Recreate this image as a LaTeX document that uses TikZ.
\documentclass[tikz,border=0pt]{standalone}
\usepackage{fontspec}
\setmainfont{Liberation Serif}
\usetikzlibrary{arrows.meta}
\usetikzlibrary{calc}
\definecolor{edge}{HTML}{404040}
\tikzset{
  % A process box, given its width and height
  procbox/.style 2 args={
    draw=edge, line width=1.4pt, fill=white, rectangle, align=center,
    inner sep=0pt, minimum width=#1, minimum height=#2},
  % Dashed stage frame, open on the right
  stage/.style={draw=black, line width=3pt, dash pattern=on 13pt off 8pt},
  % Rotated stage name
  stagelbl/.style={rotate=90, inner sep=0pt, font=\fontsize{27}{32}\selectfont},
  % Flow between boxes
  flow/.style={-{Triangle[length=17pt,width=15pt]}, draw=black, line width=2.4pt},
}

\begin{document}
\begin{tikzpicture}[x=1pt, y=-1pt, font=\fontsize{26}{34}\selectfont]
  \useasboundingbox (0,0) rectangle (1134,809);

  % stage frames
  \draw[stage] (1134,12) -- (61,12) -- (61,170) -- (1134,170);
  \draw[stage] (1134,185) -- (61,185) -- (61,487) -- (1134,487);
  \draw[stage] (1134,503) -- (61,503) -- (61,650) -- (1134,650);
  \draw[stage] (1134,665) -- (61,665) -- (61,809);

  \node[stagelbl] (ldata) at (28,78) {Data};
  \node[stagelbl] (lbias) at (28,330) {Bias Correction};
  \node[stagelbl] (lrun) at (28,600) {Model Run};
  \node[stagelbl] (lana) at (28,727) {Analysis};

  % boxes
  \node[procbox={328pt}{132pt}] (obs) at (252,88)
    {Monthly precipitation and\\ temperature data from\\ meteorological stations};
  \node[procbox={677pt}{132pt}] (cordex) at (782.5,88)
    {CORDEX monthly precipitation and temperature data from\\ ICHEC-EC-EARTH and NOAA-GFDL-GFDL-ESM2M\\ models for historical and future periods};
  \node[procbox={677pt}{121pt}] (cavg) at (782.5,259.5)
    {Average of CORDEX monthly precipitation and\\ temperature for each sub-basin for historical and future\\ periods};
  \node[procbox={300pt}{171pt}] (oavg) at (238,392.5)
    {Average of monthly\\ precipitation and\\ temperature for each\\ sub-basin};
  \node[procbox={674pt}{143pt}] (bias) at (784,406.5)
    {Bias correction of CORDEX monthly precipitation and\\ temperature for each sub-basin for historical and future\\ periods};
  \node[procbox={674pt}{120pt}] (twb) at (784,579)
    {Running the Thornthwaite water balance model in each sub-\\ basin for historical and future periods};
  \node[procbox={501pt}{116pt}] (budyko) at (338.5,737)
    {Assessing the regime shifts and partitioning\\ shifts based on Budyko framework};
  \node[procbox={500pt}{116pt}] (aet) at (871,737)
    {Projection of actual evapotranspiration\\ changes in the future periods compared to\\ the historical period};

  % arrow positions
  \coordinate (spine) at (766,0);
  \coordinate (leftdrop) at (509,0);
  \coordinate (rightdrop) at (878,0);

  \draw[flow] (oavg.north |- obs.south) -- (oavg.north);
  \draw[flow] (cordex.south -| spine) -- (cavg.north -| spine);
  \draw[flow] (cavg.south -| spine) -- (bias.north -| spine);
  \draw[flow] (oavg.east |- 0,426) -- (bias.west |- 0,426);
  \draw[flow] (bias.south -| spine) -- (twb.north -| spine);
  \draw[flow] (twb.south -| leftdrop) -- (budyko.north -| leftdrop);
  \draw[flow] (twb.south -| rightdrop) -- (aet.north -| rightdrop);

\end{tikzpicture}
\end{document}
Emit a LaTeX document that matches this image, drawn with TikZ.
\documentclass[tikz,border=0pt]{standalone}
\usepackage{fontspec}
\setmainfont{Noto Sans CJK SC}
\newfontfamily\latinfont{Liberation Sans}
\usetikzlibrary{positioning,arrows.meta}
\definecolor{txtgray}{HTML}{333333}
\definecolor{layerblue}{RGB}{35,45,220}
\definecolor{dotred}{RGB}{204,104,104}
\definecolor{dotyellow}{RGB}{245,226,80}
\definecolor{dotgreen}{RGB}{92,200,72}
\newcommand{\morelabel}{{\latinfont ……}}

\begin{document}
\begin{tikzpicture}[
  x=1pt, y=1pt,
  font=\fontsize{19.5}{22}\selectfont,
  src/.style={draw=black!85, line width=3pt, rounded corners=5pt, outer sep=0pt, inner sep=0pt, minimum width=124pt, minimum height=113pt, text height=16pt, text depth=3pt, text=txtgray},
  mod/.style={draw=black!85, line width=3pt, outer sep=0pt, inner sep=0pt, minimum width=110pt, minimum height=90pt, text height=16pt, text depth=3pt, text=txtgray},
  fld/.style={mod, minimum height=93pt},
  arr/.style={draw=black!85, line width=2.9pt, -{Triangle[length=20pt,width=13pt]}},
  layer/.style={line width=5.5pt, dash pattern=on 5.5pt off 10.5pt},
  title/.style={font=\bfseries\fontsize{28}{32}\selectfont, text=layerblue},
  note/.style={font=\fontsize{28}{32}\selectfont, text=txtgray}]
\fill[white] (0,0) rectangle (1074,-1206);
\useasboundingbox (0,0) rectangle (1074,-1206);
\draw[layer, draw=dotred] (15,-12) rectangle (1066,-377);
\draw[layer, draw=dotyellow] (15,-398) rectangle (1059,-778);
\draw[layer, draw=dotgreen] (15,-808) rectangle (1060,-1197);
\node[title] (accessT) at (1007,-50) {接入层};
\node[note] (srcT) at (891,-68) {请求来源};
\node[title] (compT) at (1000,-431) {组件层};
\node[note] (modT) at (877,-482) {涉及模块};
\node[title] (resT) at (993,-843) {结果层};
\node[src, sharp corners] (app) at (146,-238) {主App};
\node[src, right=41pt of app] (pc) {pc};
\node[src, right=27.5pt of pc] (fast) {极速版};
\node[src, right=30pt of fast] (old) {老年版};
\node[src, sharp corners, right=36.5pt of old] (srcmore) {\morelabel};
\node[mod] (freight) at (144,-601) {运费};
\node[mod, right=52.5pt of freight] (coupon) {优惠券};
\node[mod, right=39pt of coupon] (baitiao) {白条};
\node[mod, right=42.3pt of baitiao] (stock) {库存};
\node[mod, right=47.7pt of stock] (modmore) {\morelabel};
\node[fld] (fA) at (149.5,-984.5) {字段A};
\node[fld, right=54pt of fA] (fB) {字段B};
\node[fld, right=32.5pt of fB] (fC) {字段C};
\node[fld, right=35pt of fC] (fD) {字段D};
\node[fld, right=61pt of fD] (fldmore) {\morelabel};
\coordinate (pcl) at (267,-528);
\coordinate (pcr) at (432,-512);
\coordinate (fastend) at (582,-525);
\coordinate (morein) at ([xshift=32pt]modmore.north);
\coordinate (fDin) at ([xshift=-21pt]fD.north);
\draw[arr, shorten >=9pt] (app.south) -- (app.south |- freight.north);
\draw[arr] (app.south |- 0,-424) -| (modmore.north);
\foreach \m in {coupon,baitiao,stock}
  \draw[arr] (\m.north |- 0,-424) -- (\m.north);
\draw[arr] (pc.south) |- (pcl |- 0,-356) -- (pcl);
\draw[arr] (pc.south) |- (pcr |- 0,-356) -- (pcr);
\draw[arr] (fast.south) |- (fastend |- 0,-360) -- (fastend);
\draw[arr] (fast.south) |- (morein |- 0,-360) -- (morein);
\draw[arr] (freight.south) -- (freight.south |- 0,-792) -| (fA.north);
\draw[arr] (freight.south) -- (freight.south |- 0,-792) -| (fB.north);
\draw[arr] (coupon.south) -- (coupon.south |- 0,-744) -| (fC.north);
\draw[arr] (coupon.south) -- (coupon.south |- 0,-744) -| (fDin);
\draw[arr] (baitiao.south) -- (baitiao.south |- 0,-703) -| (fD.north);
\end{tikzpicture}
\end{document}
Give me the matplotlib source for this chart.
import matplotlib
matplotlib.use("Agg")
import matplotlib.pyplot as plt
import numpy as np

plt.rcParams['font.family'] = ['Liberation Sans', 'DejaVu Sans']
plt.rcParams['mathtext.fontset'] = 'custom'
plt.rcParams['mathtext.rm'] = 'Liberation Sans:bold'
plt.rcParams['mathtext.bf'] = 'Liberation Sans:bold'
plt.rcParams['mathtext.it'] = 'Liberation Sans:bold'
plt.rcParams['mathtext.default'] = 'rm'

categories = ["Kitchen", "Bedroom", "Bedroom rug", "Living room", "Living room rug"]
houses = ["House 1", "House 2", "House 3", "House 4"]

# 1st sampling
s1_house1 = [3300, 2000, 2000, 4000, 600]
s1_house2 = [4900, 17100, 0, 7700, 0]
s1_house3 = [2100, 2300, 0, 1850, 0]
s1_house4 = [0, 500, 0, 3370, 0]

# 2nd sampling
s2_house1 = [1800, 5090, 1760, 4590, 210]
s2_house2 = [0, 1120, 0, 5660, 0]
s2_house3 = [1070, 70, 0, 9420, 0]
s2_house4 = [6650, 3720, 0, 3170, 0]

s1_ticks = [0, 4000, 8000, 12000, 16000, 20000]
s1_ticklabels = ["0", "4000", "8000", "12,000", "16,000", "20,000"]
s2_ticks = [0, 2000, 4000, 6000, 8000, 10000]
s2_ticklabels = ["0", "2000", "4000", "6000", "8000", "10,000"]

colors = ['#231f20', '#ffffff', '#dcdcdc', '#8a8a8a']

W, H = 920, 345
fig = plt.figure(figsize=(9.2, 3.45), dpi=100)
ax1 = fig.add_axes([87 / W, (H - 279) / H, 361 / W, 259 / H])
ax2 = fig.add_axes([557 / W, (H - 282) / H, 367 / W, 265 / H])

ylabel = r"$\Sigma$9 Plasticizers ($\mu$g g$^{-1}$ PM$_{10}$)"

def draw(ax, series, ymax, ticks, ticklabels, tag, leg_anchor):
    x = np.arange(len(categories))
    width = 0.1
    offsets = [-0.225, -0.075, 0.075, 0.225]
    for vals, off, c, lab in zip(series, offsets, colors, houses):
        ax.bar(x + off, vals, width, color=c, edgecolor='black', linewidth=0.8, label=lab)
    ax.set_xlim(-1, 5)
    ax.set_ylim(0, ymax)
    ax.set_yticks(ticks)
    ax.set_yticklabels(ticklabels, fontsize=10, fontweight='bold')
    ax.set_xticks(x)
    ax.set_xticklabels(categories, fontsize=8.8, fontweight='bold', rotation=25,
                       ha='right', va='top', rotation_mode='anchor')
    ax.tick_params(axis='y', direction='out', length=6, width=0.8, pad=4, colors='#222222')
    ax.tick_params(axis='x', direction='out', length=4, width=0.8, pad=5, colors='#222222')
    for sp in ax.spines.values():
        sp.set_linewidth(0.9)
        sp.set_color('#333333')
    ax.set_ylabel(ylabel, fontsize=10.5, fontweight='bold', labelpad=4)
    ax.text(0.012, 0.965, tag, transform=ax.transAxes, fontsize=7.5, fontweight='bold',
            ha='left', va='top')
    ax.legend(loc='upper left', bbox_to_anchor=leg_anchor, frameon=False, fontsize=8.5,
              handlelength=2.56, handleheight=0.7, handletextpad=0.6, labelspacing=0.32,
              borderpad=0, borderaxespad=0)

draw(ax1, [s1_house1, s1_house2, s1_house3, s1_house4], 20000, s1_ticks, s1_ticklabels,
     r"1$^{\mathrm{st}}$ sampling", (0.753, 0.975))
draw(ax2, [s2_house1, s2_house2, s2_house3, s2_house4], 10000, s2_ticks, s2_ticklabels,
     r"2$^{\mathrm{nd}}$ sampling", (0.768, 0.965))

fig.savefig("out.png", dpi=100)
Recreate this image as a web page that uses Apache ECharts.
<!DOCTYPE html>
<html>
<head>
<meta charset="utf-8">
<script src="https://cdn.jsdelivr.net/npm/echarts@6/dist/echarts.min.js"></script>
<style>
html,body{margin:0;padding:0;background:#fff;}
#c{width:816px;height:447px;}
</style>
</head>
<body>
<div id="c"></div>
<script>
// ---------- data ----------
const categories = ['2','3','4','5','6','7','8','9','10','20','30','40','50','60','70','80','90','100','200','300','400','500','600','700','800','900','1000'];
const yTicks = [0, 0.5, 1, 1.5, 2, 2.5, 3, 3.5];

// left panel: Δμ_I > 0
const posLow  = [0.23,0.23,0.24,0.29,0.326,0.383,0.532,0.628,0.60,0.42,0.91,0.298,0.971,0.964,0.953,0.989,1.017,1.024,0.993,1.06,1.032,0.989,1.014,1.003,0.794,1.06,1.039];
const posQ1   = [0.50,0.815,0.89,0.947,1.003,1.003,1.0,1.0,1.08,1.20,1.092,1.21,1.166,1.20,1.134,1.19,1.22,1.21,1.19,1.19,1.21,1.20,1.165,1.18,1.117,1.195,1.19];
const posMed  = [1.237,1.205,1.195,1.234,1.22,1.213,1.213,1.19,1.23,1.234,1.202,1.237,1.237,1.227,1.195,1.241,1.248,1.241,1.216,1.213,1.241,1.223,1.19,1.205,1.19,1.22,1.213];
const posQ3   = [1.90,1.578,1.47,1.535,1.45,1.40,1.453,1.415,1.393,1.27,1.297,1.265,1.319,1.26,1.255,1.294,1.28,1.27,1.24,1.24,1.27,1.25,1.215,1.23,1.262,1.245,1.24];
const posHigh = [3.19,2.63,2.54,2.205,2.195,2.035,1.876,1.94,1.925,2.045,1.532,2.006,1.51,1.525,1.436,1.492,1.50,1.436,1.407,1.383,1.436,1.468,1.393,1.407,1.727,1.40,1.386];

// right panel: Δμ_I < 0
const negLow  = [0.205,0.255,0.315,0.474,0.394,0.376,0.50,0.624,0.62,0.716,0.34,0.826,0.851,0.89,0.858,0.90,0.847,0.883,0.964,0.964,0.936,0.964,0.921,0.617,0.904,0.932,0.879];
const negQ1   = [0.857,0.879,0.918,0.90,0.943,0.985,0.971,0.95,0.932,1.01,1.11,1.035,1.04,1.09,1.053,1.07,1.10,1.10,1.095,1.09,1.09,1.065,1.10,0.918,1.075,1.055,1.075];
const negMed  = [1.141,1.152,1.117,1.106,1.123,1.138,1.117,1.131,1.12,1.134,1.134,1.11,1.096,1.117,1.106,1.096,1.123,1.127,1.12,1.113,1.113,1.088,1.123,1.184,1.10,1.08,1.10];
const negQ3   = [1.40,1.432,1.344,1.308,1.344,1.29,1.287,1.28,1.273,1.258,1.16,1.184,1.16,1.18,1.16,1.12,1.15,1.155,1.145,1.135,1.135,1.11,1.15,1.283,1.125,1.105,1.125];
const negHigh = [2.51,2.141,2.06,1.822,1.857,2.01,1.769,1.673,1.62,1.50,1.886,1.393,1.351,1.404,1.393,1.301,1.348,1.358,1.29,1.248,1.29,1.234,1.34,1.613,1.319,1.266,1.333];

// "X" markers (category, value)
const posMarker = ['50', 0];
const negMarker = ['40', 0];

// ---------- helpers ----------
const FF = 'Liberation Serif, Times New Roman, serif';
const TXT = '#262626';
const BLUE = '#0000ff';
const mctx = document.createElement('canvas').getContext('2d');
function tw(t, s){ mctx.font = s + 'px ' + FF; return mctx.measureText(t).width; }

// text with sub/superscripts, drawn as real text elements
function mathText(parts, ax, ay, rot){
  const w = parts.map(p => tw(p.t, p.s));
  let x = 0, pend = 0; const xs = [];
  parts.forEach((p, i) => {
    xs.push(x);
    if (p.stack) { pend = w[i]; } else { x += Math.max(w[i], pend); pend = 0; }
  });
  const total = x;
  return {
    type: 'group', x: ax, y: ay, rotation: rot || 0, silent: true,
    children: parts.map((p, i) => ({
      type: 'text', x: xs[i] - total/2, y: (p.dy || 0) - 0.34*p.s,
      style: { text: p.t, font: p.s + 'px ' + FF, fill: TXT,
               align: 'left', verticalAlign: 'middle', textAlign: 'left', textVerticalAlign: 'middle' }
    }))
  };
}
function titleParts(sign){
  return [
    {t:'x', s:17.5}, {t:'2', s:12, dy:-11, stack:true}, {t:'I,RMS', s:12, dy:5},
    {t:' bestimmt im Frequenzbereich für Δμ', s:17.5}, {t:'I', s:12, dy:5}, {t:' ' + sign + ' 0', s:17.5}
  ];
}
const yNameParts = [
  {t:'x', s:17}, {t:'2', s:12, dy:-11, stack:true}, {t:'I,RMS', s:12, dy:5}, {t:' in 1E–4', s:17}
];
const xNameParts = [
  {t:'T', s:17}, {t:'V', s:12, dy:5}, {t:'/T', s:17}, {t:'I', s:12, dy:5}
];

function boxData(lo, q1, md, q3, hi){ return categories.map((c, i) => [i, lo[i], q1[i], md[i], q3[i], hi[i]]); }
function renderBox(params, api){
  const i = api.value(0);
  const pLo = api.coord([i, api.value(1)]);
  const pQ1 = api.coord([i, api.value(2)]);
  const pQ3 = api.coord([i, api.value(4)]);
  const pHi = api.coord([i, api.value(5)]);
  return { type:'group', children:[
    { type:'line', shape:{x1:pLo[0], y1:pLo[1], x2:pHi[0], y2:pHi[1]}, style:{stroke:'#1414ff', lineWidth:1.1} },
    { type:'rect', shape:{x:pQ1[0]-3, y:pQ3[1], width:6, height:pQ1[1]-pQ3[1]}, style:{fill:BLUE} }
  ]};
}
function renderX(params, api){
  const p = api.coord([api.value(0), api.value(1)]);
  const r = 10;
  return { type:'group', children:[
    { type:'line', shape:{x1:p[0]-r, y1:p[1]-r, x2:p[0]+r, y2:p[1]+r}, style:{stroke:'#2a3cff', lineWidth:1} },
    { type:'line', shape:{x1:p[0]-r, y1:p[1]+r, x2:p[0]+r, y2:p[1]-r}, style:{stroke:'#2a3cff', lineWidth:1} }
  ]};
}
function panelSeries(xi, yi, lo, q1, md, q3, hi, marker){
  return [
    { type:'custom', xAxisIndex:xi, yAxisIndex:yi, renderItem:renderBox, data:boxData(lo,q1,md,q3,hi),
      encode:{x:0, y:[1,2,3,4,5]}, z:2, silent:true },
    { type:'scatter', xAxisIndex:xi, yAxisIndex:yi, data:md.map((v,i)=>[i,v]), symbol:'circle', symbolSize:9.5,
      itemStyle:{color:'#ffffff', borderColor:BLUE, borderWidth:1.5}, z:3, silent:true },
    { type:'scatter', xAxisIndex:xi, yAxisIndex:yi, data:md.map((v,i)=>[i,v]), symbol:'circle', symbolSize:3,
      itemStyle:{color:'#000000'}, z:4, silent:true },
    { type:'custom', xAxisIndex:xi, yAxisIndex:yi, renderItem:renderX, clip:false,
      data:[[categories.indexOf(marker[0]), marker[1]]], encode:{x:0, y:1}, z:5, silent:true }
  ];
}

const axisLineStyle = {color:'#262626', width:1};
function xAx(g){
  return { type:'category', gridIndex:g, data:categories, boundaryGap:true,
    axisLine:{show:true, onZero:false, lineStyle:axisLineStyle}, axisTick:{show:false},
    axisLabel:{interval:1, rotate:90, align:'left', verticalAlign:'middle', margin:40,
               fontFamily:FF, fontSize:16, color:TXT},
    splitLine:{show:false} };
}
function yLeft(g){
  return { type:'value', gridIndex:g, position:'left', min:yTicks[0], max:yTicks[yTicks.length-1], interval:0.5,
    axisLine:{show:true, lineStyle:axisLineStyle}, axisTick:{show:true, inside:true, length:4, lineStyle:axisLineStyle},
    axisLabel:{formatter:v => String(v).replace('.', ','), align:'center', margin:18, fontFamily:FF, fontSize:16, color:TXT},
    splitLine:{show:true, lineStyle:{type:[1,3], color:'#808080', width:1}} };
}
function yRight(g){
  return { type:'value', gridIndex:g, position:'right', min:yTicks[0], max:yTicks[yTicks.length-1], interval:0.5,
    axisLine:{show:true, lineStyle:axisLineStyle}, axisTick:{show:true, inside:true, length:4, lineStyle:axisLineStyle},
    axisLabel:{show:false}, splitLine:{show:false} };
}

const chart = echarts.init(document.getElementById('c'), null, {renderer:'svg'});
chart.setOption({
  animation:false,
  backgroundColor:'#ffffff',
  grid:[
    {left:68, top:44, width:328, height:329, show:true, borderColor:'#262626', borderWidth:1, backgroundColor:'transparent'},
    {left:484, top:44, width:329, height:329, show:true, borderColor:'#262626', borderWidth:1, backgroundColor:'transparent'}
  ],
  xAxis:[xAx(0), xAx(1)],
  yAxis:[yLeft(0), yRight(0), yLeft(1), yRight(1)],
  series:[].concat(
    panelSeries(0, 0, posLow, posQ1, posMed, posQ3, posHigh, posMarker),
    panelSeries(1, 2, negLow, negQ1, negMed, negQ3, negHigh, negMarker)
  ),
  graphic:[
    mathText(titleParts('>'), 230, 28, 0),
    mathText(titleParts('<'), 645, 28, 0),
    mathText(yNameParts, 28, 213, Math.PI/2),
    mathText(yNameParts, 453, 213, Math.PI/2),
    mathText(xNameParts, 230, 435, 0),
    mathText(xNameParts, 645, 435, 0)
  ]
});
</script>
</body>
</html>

Aim of the exercise | Go through the material above and output exactly the lines from the one containing "Give me the matplotlib source for this chart." through the one containing "import numpy as np".

The reply |
Give me the matplotlib source for this chart.
import matplotlib
matplotlib.use("Agg")
import matplotlib.pyplot as plt
import numpy as np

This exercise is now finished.